Ehemalige Wallfahrtskapelle
Finanziell vermag die Stiftung die Kapelle zu tragen. Seit kurzem gebe es Kerzen mit einem Kässeli und Trauerkarten, sagt Odermatt. «Aber es geht zurück, die alten Leute sterben und den jungen bedeutet die Kapelle nicht mehr so viel.» Auch von Obwalden her kämen viele herauf, «vor allem im Herbst, wenn es unten Nebel hat», erzählt Odermatt.
Von der Holzwang-Kapelle wäre ein Aufstieg aufs Stanserhorn möglich. Über die Sulzmatt gelangt man zurück aufs Wirzweli oder aber übers Ächerli nach St. Jakob bei Kerns (OW) hinunter. Wir entscheiden uns spontan zu einer weiteren geistlichen Einkehr an der Flanke des Stanserhorns: in der Wiesenberg-Kapelle (1000 m).
Der Weg führt über Wiesen und durch Wald, leider auch über Asphalt, innerhalb einer knappen Stunde zum zweiten Ziel. Das kleine Gotteshaus auf der Kapellmatt ist von weitem sichtbar.
Das barocke Gebäude geht auf das Jahr 1754 zurück. Allerdings soll schon im 14. Jahrhundert eine Kapelle auf dem Wiesenberg gestanden haben. Sie ist Maria Geburt gewidmet und galt über viele Jahrhunderte als Wallfahrtsort. Zahlreiche Votivtafeln an der Rückwand zeugen von dieser Volksfrömmigkeit. In den 1980er Jahren wirkte der Hochdorfer Franziskanerpriester Eugen Mederlet (1912–1992) hier, seit wenigen Monaten lebt der frühere Leiter des Priesterseminars St. Beat, Agnell Rickenmann, auf dem Wiesenberg und feiert hier jeden Tag eine Messe: sonntags um 9.30 Uhr, an den übrigen Tagen um 19.15 Uhr.

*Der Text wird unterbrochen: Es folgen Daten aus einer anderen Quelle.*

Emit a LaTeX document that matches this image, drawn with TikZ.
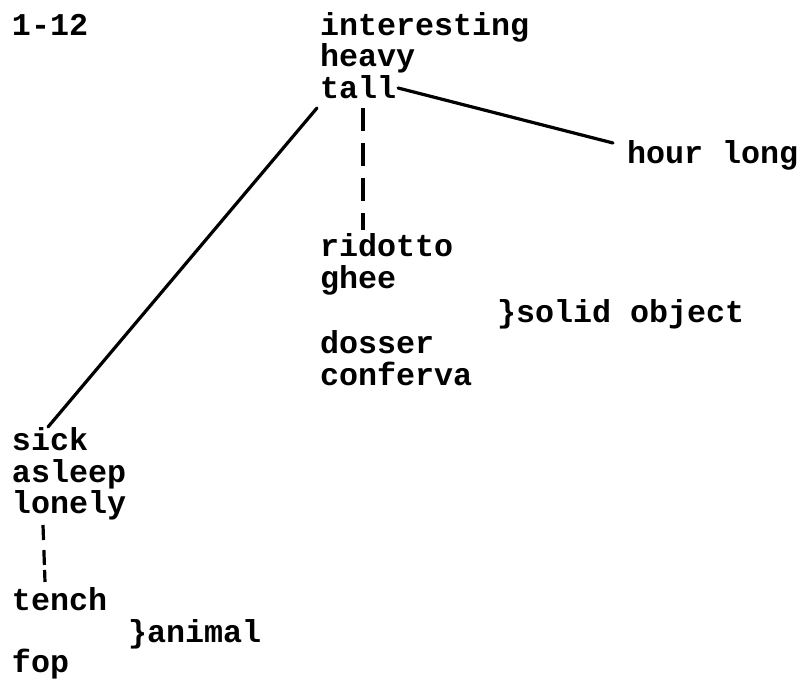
\documentclass[tikz,border=0pt]{standalone}
\usepackage{fontspec}
\newfontfamily\monofam{Liberation Mono}
\begin{document}
\begin{tikzpicture}[x=1pt,y=-1pt,
  word/.style={anchor=base west,inner sep=0pt,outer sep=0pt,font=\monofam\bfseries\fontsize{31.7}{32}\selectfont},
  link/.style={line width=3.2pt,line cap=round},
  dashlink/.style={line width=3.2pt,dash pattern=on 23pt off 12pt}]
\useasboundingbox (0,0) rectangle (804,680);
\node[word] (n112) at (12,35) {1-12};
\node[word] (interesting) at (320,35) {interesting};
\node[word] (heavy) at (320,66) {heavy};
\node[word] (tall) at (320,98) {tall};
\node[word] (hour) at (627,163) {hour long};
\node[word] (ridotto) at (320,256) {ridotto};
\node[word] (ghee) at (320,288) {ghee};
\node[word] (solid) at (497,322) {\}solid object};
\node[word] (dosser) at (320,353) {dosser};
\node[word] (conferva) at (320,385) {conferva};
\node[word] (sick) at (12,450) {sick};
\node[word] (asleep) at (12,482) {asleep};
\node[word] (lonely) at (12,513) {lonely};
\node[word] (tench) at (12,610) {tench};
\node[word] (animal) at (128,642) {\}animal};
\node[word] (fop) at (12,672) {fop};
\draw[link] ([shift={(2pt,10pt)}]tall.base east) -- ([shift={(-14pt,20pt)}]hour.base west);
\draw[link] ([shift={(-3pt,-10pt)}]tall.base west) -- ([shift={(36pt,23pt)}]sick.base west);
\draw[dashlink] ([shift={(43pt,-10pt)}]tall.base west) -- ([shift={(43pt,26pt)}]ridotto.base west);
\draw[line width=3.2pt,dash pattern=on 15pt off 10pt on 15pt off 5pt] ([shift={(31pt,-12pt)}]lonely.base west) -- ([shift={(33pt,28pt)}]tench.base west);
\end{tikzpicture}
\end{document}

Angesichts der zunehmenden Hitze nehmen wir in Wiesenberg die Seilbahn zurück nach Dallenwil. Das am Morgen angekündigte Gewitter wird sich bis in den Abend hinein nicht entladen.
Für die ganze Familie
Die Wanderung startet in Dallenwil (NW), das via Stans mit dem Zug erreichbar ist. Von hier 20 Min. Fussweg zur Seilbahn Wirzweli. Die leichte Wanderung via den Wetterhexenweg (T2) zur Holzwang-Kapelle dauert zwei Stunden und ist auch für Kinder geeignet. Einkehrmöglichkeiten: Alpstübli Langboden (im Sommer an Wochenenden) und Alpkäserei Chieneren (das ganze Jahr offen). Von der Holzwang- zur Wiesenberg-Kapelle dauert die Wanderung eine Stunde. Von hier fährt eine Seilbahn zurück nach Dallenwil. Die Wanderung kann auch in umgekehrter Richtung erfolgen.